Note that the filtering is active only as long as the application is running. When you want to remove it, hit a key as specified. Don't break or abort the program, as that will leave the global DLL running.

Nemesis02
27-05-2005, 13:47
Very nice, works, notice a GREAT difference in the audio.

Trivian
27-05-2005, 14:24
Thank you. As can be seen from the source, the necesarry changes are fairly minimal, so it's my hope this will be a part of the next version of teamspeak.

It does use some CPU for the preprocessing (~ 3% on my machine), but since people are talking about using "higher quality codecs" it seems more cpu is an acceptable tradeoff for quality. Incidentally, using this kind of preprocessing will allow you to use lower bitrate codecs, as the majority of the bandwidth will be used to encode the noise without filtering. Less noise => more of the bandwidth used for voice => less bandwidth (and cpu to encode) needed.

Peter
27-05-2005, 14:58
The current alpha version of the next generation TeamSpeak client is making use of the speex preprocessing capabilities.

Nemesis02
27-05-2005, 19:15
The current alpha version of the next generation TeamSpeak client is making use of the speex preprocessing capabilities.

Will there be a public alpha that will be able to connect to v2 servers? or could there be an alpha where all the new features on it are disabled except for this preprocessor thing?

Bug in it btw, after doing that local echo thing, it crashes my ts lol. Not a big bug, since i dont use the local echo much.

Elfe
28-05-2005, 09:49
I just wonder if this preprocessing can be done with the incoming sound?

best would be a seperate auto gain control for every user in the channel

Trivian
30-05-2005, 22:54
Only if all the users transmit continously. The noise adaption works by measuring background noise when there isn't any voice component, and then subtracts that base noise from the different bands during talking. Most of the time, the users won't transmit their "silent" periods, so there is no no-voice period in which to adapt to the background noise.

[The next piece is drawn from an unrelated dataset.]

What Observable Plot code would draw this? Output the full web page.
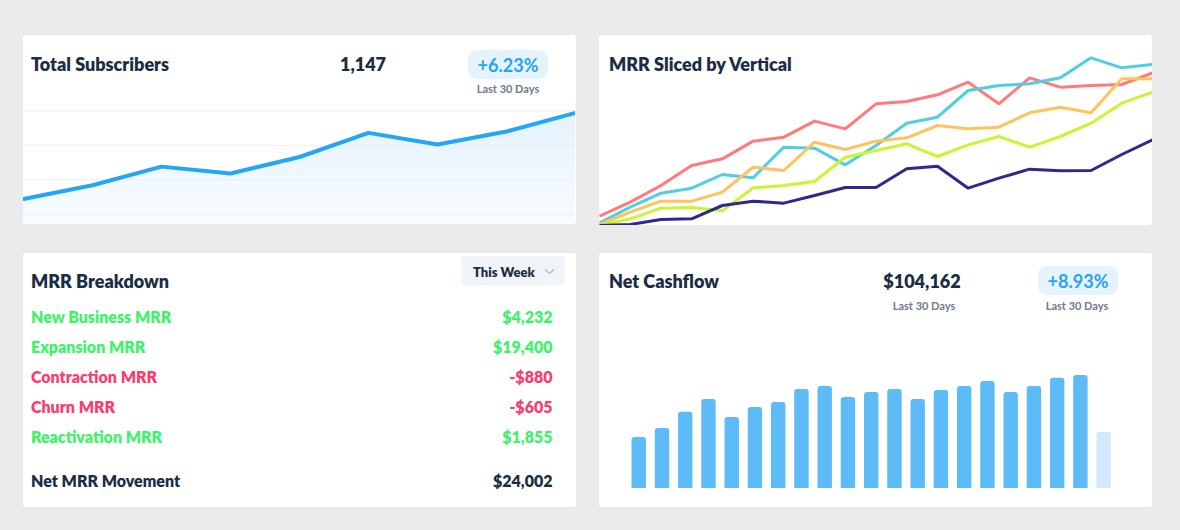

As for automatic gain control, that can be done, but it's much more efficient to do it at the transmitters side, as that will result in a cleaner signal to encode, meaning less bandwidth or better quality.

Elfe
31-05-2005, 10:53
Only if all the users transmit continously. The noise adaption works by measuring background noise when there isn't any voice component, and then subtracts that base noise from the different bands during talking. Most of the time, the users won't transmit their "silent" periods, so there is no no-voice period in which to adapt to the background noise.

As for automatic gain control, that can be done, but it's much more efficient to do it at the transmitters side, as that will result in a cleaner signal to encode, meaning less bandwidth or better quality.

the noise reduction isn't needed for incoming but agc would be very helpfull

yeah it would be great if everyone would use it - but hardly anyone does :mad:

Trivian
31-05-2005, 12:48
yeah it would be great if everyone would use it - but hardly anyone does :mad:


The current alpha version of the next generation TeamSpeak client is making use of the speex preprocessing capabilities.


As soon as that version is released, everyone will have these preprocessing features :)

If they have implemented it, we might also have sampled echo cancellation, so we can use speakers and have the output filterered out. I'll run some local experiments with this and post my findings here later on. Speaking to someone using loudspeakers produces a much more natural environment though, so I hope it's doable.

Label2021
01-06-2005, 04:46
Says its installed, however is this something to run in the background of TeamSpeak, or just installed? It also says press any key to abort, except none of the keys abort and print the Uninstall procedure. I press Enter or Space and it goes away though.




-LabeL-

Trivian
20-06-2005, 12:12
Says its installed, however is this something to run in the background of TeamSpeak, or just installed? It also says press any key to abort, except none of the keys abort and print the Uninstall procedure. I press Enter or Space and it goes away though.


You need to run it in the background while TS runs.